I don’t know whether Jesus would have changed or washed His clothes in the short period between this intimate anointing and the time of his arrest and crucifixion. Either way, I don’t think it’s a wild overstatement to suggest that the smell of the oil continued to cling to him as he entered Jerusalem on the donkey. Like kings before him, his triumphal entry was perfumed by the smell of spikenard, immediately conjuring up pictures of kingship and majesty in the minds of onlookers, creating a sensory echo of their shouted proclamation, “Hail Jesus, the King of the Jews.”
Perhaps even in the garden, mingled with the olives and the warm night air, the scent of the oil was present. As the soldiers moved in to take hold of Jesus, did the familiar smell cause their minds to wander for just a moment to something greater than their own short-lived authority? Is it possible that even as they stripped and beat him, his torn and bleeding flesh still carried the faintest scent of royalty?
Even in the hardest hearts and the darkest moments the right scent is powerful enough to awaken longing.
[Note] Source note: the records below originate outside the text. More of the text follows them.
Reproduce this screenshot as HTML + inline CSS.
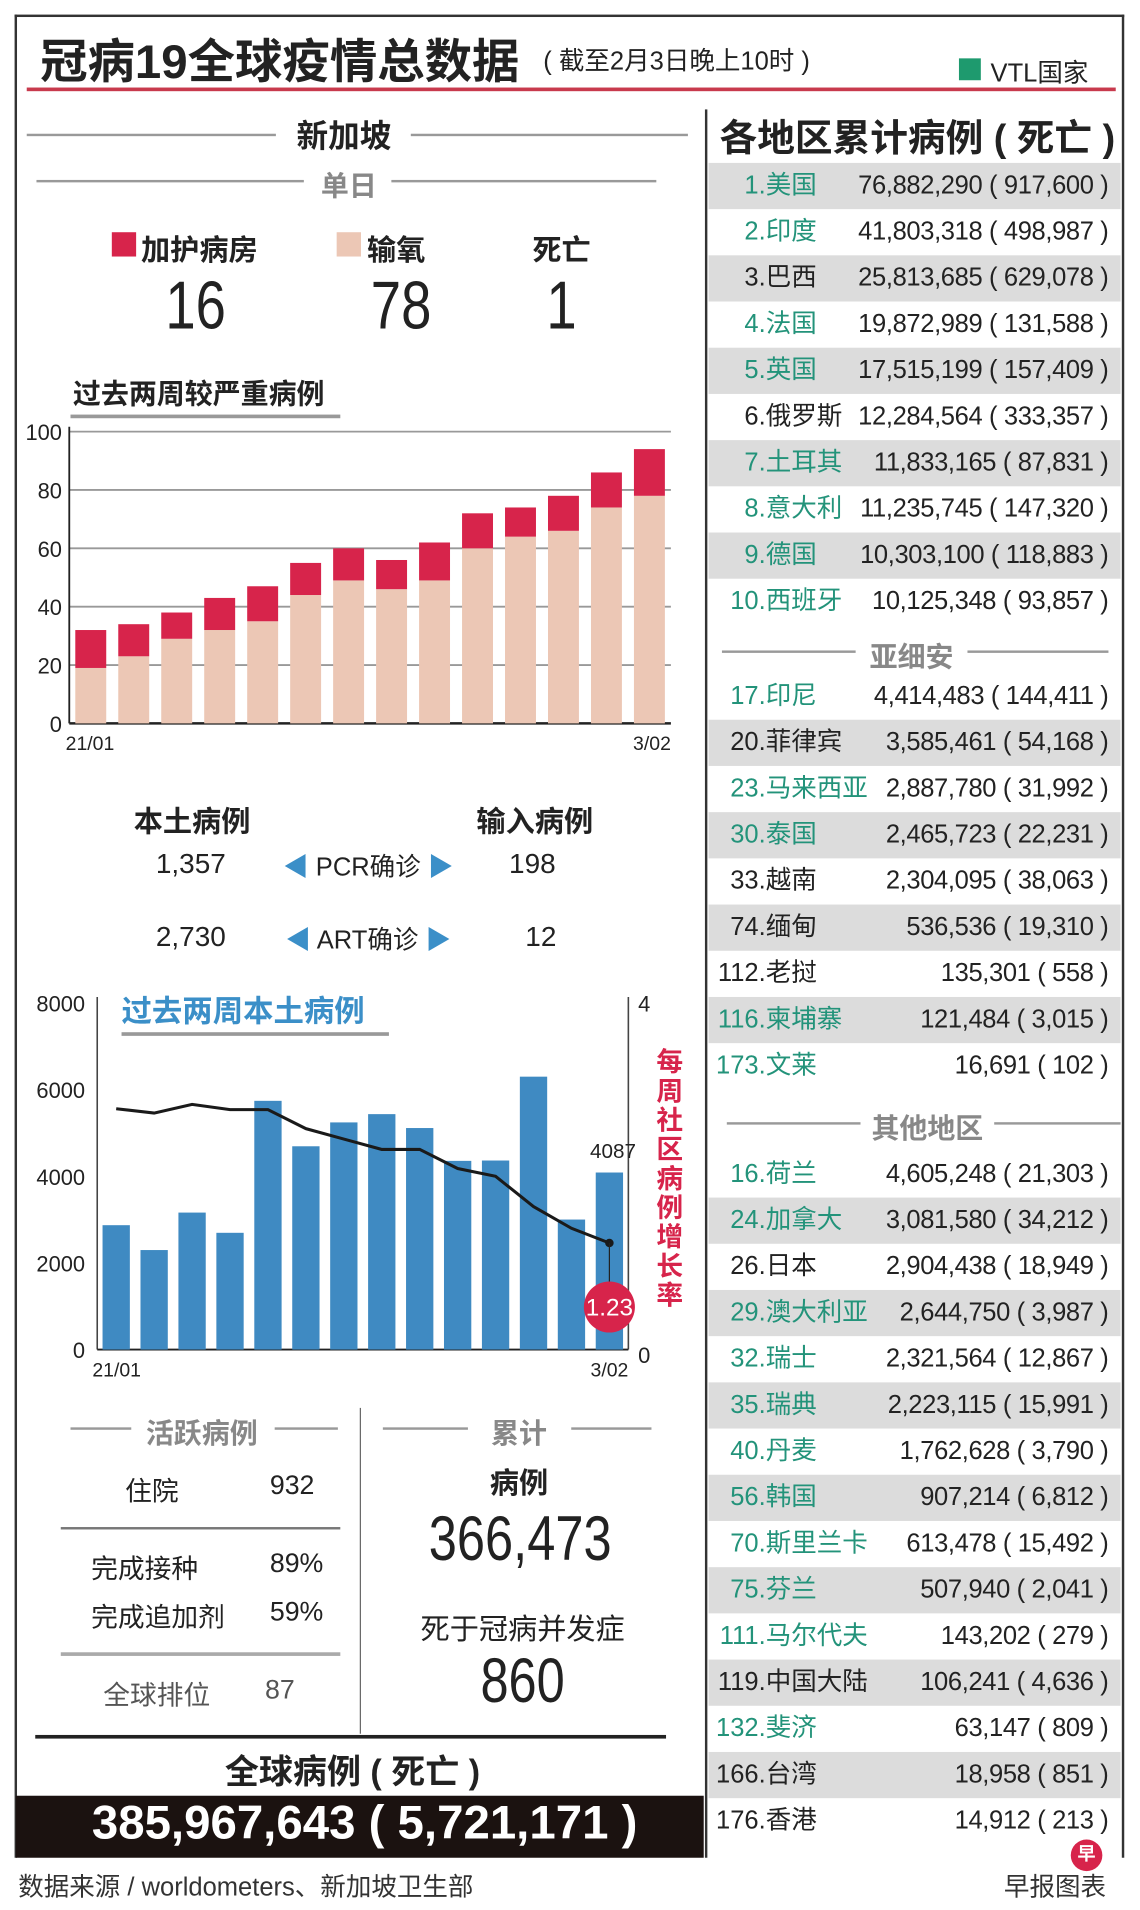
<!DOCTYPE html>
<html><head><meta charset="utf-8">
<style>
*{margin:0;padding:0;box-sizing:border-box}
body{width:1140px;height:1910px;overflow:hidden;background:#fff;font-family:"Liberation Sans","Noto Sans CJK SC",sans-serif;color:#222}
#wrap{position:absolute;left:0;top:0;width:938px;height:1571px;transform:scale(1.2154,1.2158);transform-origin:0 0}
.a{position:absolute;white-space:nowrap}
.b{font-weight:bold}
.c{transform:translateX(-50%)}
.hl{position:absolute;height:2px;background:#999}
.row{position:absolute;left:583px;width:339px;height:38px;font-size:21px;line-height:38px}
.row.g{background:#dcdcdc}
.rk{position:absolute;right:292px;text-align:right}
.nm{position:absolute;left:47px}
.vl{position:absolute;right:10px;letter-spacing:-0.3px}
.gr{color:#23937a}
</style></head><body>
<div id="wrap">
<div class="a" style="left:12px;top:12px;width:913px;height:1516px;border:2px solid #333;border-bottom:none"></div>
<div class="a b" style="left:33px;top:20px;font-size:39px">冠病19全球疫情总数据</div>
<div class="a" style="left:447px;top:34px;font-size:21px">( 截至2月3日晚上10时 )</div>
<div class="a" style="left:789px;top:48px;width:18px;height:18px;background:#1e9a6e"></div>
<div class="a" style="left:815px;top:44px;font-size:21px">VTL国家</div>
<div class="a" style="left:22px;top:72px;width:896px;height:3px;background:#c83a4d"></div>
<div class="a" style="left:580px;top:90px;width:2px;height:1438px;background:#333"></div>

<div class="hl" style="left:22px;top:110px;width:205px"></div>
<div class="hl" style="left:338px;top:110px;width:228px"></div>
<div class="a b c" style="left:283px;top:92px;font-size:26px">新加坡</div>
<div class="hl" style="left:30px;top:148px;width:220px"></div>
<div class="hl" style="left:322px;top:148px;width:218px"></div>
<div class="a b c" style="left:287px;top:134px;font-size:23px;color:#888">单日</div>
<div class="a" style="left:92px;top:191px;width:20px;height:20px;background:#d7244b"></div>
<div class="a b" style="left:116px;top:186px;font-size:24px">加护病房</div>
<div class="a" style="left:277px;top:191px;width:20px;height:20px;background:#ecc7b5"></div>
<div class="a b" style="left:302px;top:186px;font-size:24px">输氧</div>
<div class="a b" style="left:438px;top:186px;font-size:24px">死亡</div>
<div class="a c" style="left:161px;top:218px;font-size:56px;transform:translateX(-50%) scaleX(.8)">16</div>
<div class="a c" style="left:330px;top:218px;font-size:56px;transform:translateX(-50%) scaleX(.8)">78</div>
<div class="a c" style="left:462px;top:218px;font-size:56px;transform:translateX(-50%) scaleX(.8)">1</div>
<div class="a b" style="left:60px;top:305px;font-size:23px">过去两周较严重病例</div>
<div class="hl" style="left:58px;top:341px;width:222px;height:3px"></div>
<svg class="a" id="c1" style="left:0;top:330px" width="580" height="300"></svg>

<div class="a b c" style="left:158px;top:656px;font-size:24px">本土病例</div>
<div class="a b c" style="left:440px;top:656px;font-size:24px">输入病例</div>
<div class="a c" style="left:157px;top:697px;font-size:23px">1,357</div>
<div class="a c" style="left:303px;top:697px;font-size:21px"><span style="color:#3b8fc8">◀</span> PCR确诊 <span style="color:#3b8fc8">▶</span></div>
<div class="a c" style="left:438px;top:697px;font-size:23px">198</div>
<div class="a c" style="left:157px;top:757px;font-size:23px">2,730</div>
<div class="a c" style="left:303px;top:757px;font-size:21px"><span style="color:#3b8fc8">◀</span> ART确诊 <span style="color:#3b8fc8">▶</span></div>
<div class="a c" style="left:445px;top:757px;font-size:23px">12</div>

<svg class="a" id="c2" style="left:0;top:800px" width="580" height="340"></svg>
<div class="a b" style="left:100px;top:812px;font-size:25px;color:#3b8fc8">过去两周本土病例</div>
<div class="hl" style="left:100px;top:849px;width:220px;height:3px"></div>
<div class="a b" style="left:540px;top:862px;width:24px;font-size:22px;line-height:24px;color:#d7244b;white-space:normal">每周社区病例增长率</div>

<div class="hl" style="left:58px;top:1174px;width:50px"></div>
<div class="hl" style="left:226px;top:1174px;width:52px"></div>
<div class="a b c" style="left:166px;top:1160px;font-size:23px;color:#888">活跃病例</div>
<div class="a" style="left:103px;top:1209px;font-size:22px">住院</div>
<div class="a" style="left:222px;top:1209px;font-size:22px">932</div>
<div class="hl" style="left:50px;top:1256px;width:230px;background:#777"></div>
<div class="a" style="left:75px;top:1273px;font-size:22px">完成接种</div>
<div class="a" style="left:222px;top:1273px;font-size:22px">89%</div>
<div class="a" style="left:75px;top:1313px;font-size:22px">完成追加剂</div>
<div class="a" style="left:222px;top:1313px;font-size:22px">59%</div>
<div class="hl" style="left:50px;top:1359px;width:230px;background:#aaa;height:3px"></div>
<div class="a" style="left:85px;top:1377px;font-size:22px;color:#555">全球排位</div>
<div class="a" style="left:218px;top:1377px;font-size:22px;color:#555">87</div>
<div class="a" style="left:296px;top:1158px;width:1px;height:268px;background:#666"></div>
<div class="hl" style="left:315px;top:1174px;width:70px"></div>
<div class="hl" style="left:470px;top:1174px;width:66px"></div>
<div class="a b c" style="left:427px;top:1160px;font-size:23px;color:#888">累计</div>
<div class="a b c" style="left:427px;top:1200px;font-size:24px">病例</div>
<div class="a c" style="left:428px;top:1236px;font-size:52px;transform:translateX(-50%) scaleX(.8)">366,473</div>
<div class="a c" style="left:430px;top:1320px;font-size:24px">死于冠病并发症</div>
<div class="a c" style="left:430px;top:1353px;font-size:52px;transform:translateX(-50%) scaleX(.8)">860</div>
<div class="a" style="left:29px;top:1427px;width:519px;height:3px;background:#222"></div>
<div class="a b c" style="left:290px;top:1436px;font-size:28px">全球病例 ( 死亡 )</div>
<div class="a" style="left:13px;top:1477px;width:566px;height:51px;background:#1b1210"></div>
<div class="a b c" style="left:300px;top:1478px;font-size:39px;color:#fff">385,967,643 ( 5,721,171 )</div>
<div class="a" style="left:15px;top:1536px;font-size:21px;color:#333">数据来源 / worldometers、新加坡卫生部</div>
<div class="a" style="left:826px;top:1536px;font-size:21px;color:#333">早报图表</div>
<div class="a" style="left:881px;top:1513px;width:26px;height:26px;border-radius:50%;background:#d7244b;color:#fff;font-size:15px;line-height:26px;text-align:center;font-weight:bold">早</div>

<div class="a b" style="left:592px;top:88px;font-size:31px">各地区累计病例 ( 死亡 )</div>
<div class="hl" style="left:594px;top:535px;width:110px"></div>
<div class="hl" style="left:796px;top:535px;width:116px"></div>
<div class="a b c" style="left:750px;top:521px;font-size:23px;color:#888">亚细安</div>
<div class="hl" style="left:598px;top:923px;width:110px"></div>
<div class="hl" style="left:818px;top:923px;width:104px"></div>
<div class="a b c" style="left:763px;top:909px;font-size:23px;color:#888">其他地区</div>
<div id="rows"></div>
</div>
<script>
const c1Dates=["21/01","3/02"];
const oxygen=[19,23,29,32,35,44,49,46,49,60,64,66,74,78];
const icu=[13,11,9,11,12,11,11,10,13,12,10,12,12,16];
const c1Ticks=[0,20,40,60,80,100];
const localCases=[2871,2297,3162,2695,5742,4693,5244,5435,5114,4356,4364,6300,3001,4087];
const growthRate=[2.78,2.73,2.83,2.77,2.77,2.55,2.43,2.31,2.31,2.09,2.0,1.65,1.40,1.23];
const c2Ticks=[0,2000,4000,6000,8000];
const c2RightTicks=[0,4];

const NS="http://www.w3.org/2000/svg";
function mk(svg,tag,at,txt){const e=document.createElementNS(NS,tag);for(const k in at)e.setAttribute(k,at[k]);if(txt!=null)e.textContent=txt;svg.appendChild(e);return e;}

(function(){
const s=document.getElementById('c1');
const x0=57,x1=552,yb=595-330,yt=355-330;
const y=v=>yb-(v/100)*(yb-yt);
const step=(x1-x0)/oxygen.length,bw=step*0.72;
c1Ticks.forEach(t=>{
 const l=mk(s,'line',{x1:x0,x2:x1,y1:y(t),y2:y(t),stroke:t==0?'#222':'#999','stroke-width':t==0?2:1.5});
 
 
 const tx=mk(s,'text',{x:x0-6,y:y(t)+7,'text-anchor':'end','font-size':18,fill:'#222'},t);
 
 
});
const ax=mk(s,'line',{x1:x0,x2:x0,y1:yt-4,y2:yb,stroke:'#222','stroke-width':1.5});


oxygen.forEach((v,i)=>{
 const bx=x0+i*step+(step-bw)/2;
 const r1=mk(s,'rect',{x:bx,y:y(v),width:bw,height:yb-y(v),fill:'#ecc7b5'});
 
 
 const r2=mk(s,'rect',{x:bx,y:y(v+icu[i]),width:bw,height:y(v)-y(v+icu[i]),fill:'#d7244b'});
 
 
});
const a=mk(s,'text',{x:x0-3,y:yb+22,'font-size':16,fill:'#222'},c1Dates[0]);


const b=mk(s,'text',{x:x1,y:yb+22,'font-size':16,fill:'#222','text-anchor':'end'},c1Dates[1]);


})();

(function(){
const s=document.getElementById('c2');
const x0=80,x1=517,yb=1110-800,yt=825-800;
const y=v=>yb-(v/8000)*(yb-yt);
const yr=v=>yb-(v/4)*(yb-yt);
const step=(x1-x0)/localCases.length,bw=step*0.72;
c2Ticks.forEach(t=>{
 const tx=mk(s,'text',{x:x0-10,y:y(t)+7,'text-anchor':'end','font-size':18,fill:'#222'},t);
 
 
});
c2RightTicks.forEach(t=>{
 const tx=mk(s,'text',{x:x1+8,y:yr(t)+7+(t==0?4:0),'font-size':18,fill:'#222'},t);
 
 
});
[[x0,x0],[x1,x1]].forEach(p=>{
 const l=mk(s,'line',{x1:p[0],x2:p[1],y1:yt-5,y2:yb,stroke:'#444','stroke-width':1.3});
 
 
});
const bl=mk(s,'line',{x1:x0,x2:x1,y1:yb,y2:yb,stroke:'#222','stroke-width':1.5});


localCases.forEach((v,i)=>{
 const bx=x0+i*step+(step-bw)/2;
 const r=mk(s,'rect',{x:bx,y:y(v),width:bw,height:yb-y(v),fill:'#3f8ac2'});
 
 
});
const pts=growthRate.map((v,i)=>[x0+(i+0.5)*step,yr(v)]);
const pl=mk(s,'polyline',{points:pts.map(p=>p.join(',')).join(' '),fill:'none',stroke:'#1a1a1a','stroke-width':2.5});


const last=pts[pts.length-1];
const d=mk(s,'circle',{cx:last[0],cy:last[1],r:3.5,fill:'#1a1a1a'});


const vl=mk(s,'line',{x1:last[0],x2:last[0],y1:last[1],y2:yb-45,stroke:'#222','stroke-width':1});


const cc=mk(s,'circle',{cx:last[0],cy:yb-35,r:21,fill:'#d7244b'});


const ct=mk(s,'text',{x:last[0],y:yb-28,'text-anchor':'middle','font-size':20,fill:'#fff'},growthRate[growthRate.length-1]);


const lv=localCases[localCases.length-1];
const lt=mk(s,'text',{x:last[0]+3,y:y(lv)-12,'text-anchor':'middle','font-size':17,fill:'#222'},lv);


const a=mk(s,'text',{x:x0-4,y:yb+22,'font-size':16,fill:'#222'},"21/01");


const b=mk(s,'text',{x:x1,y:yb+22,'font-size':16,fill:'#222','text-anchor':'end'},"3/02");


})();

const top10=[["1","美国","76,882,290 ( 917,600 )",1],["2","印度","41,803,318 ( 498,987 )",1],["3","巴西","25,813,685 ( 629,078 )",0],["4","法国","19,872,989 ( 131,588 )",1],["5","英国","17,515,199 ( 157,409 )",1],["6","俄罗斯","12,284,564 ( 333,357 )",0],["7","土耳其","11,833,165 ( 87,831 )",1],["8","意大利","11,235,745 ( 147,320 )",1],["9","德国","10,303,100 ( 118,883 )",1],["10","西班牙","10,125,348 ( 93,857 )",1]];
const asean=[["17","印尼","4,414,483 ( 144,411 )",1],["20","菲律宾","3,585,461 ( 54,168 )",0],["23","马来西亚","2,887,780 ( 31,992 )",1],["30","泰国","2,465,723 ( 22,231 )",1],["33","越南","2,304,095 ( 38,063 )",0],["74","缅甸","536,536 ( 19,310 )",0],["112","老挝","135,301 ( 558 )",0],["116","柬埔寨","121,484 ( 3,015 )",1],["173","文莱","16,691 ( 102 )",1]];
const others=[["16","荷兰","4,605,248 ( 21,303 )",1],["24","加拿大","3,081,580 ( 34,212 )",1],["26","日本","2,904,438 ( 18,949 )",0],["29","澳大利亚","2,644,750 ( 3,987 )",1],["32","瑞士","2,321,564 ( 12,867 )",1],["35","瑞典","2,223,115 ( 15,991 )",1],["40","丹麦","1,762,628 ( 3,790 )",1],["56","韩国","907,214 ( 6,812 )",1],["70","斯里兰卡","613,478 ( 15,492 )",1],["75","芬兰","507,940 ( 2,041 )",1],["111","马尔代夫","143,202 ( 279 )",1],["119","中国大陆","106,241 ( 4,636 )",0],["132","斐济","63,147 ( 809 )",1],["166","台湾","18,958 ( 851 )",0],["176","香港","14,912 ( 213 )",0]];
const host=document.getElementById('rows');
function addRows(list,yc,grayEven){
 list.forEach((r,i)=>{
  const d=document.createElement('div');
  d.className='row'+(((i%2==0)==grayEven)?' g':'');
  d.style.top=(yc+i*38-19)+'px';
  
  
  const cls=r[3]?'gr':'';
  d.innerHTML='<span class="rk '+cls+'">'+r[0]+'.</span><span class="nm '+cls+'">'+r[1]+'</span><span class="vl">'+r[2]+'</span>';
  host.appendChild(d);
 });
}
addRows(top10,153,true);
addRows(asean,573,false);
addRows(others,966,false);
</script>
</body></html>
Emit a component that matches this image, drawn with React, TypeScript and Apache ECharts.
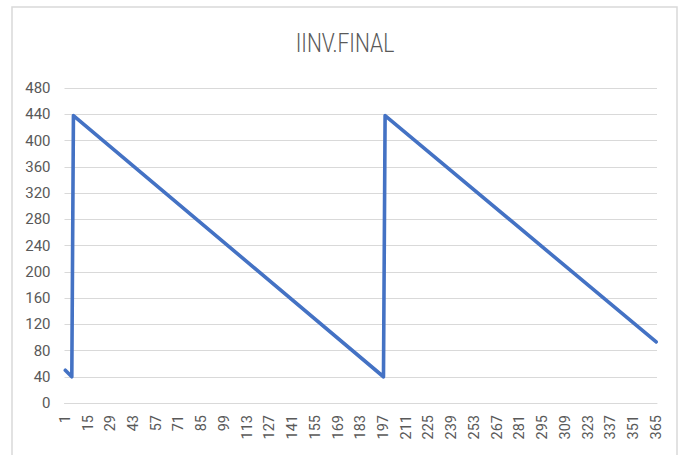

I have been wondering lately whether there is a way to harness this deeply instinctive connection. A way to tie our inner selves to memories of God’s word, to his faithfulness and to worship, in a way that is gentle yet intentional.
I’m not sure how it would look practically but I can’t help wondering what would happen if our times of intimacy with God, whether alone, as families or even in our churches were in some way linked to fragrances that, in darker times, would draw us back to the memory of intimacy with God. Would stubborn children, drifting far from the things they learned at home, deaf to the pleas of heartbroken parents, find themselves broken by a familiar smell and the wave of longing that came in its wake? Would we, in our days of self-satisfied arrogance, be reminded of the God who once filled our hearts to overflowing?
Maybe I could choose to have the same flowers regularly in the place I tend to go to meet with God? Could it mean choosing to burn a particular scent of candle in the background at times when your family sit around God’s word together, so that the chosen fragrance becomes a marker farther down the road? Some of you may already have your own well-established rhythms in this area. I know that in some traditions fragrance and scent play a larger part than they do in my own and I’d love to know how that works. Does it impact you? Is it something you are consciously aware of? Are there particular fragrances that stir up memories for you? Has a certain fragrance ever triggered a memory that has stirred you to worship?
I’m captivated by the possibility of setting in place these invisible markers for my future self. Of reaching forward to gently touch my children’s hearts with a familiar hope. I don’t know if these links between scent and memory can be intentionally formed but if God has planted this deeply rooted connection within us then perhaps it’s worth considering?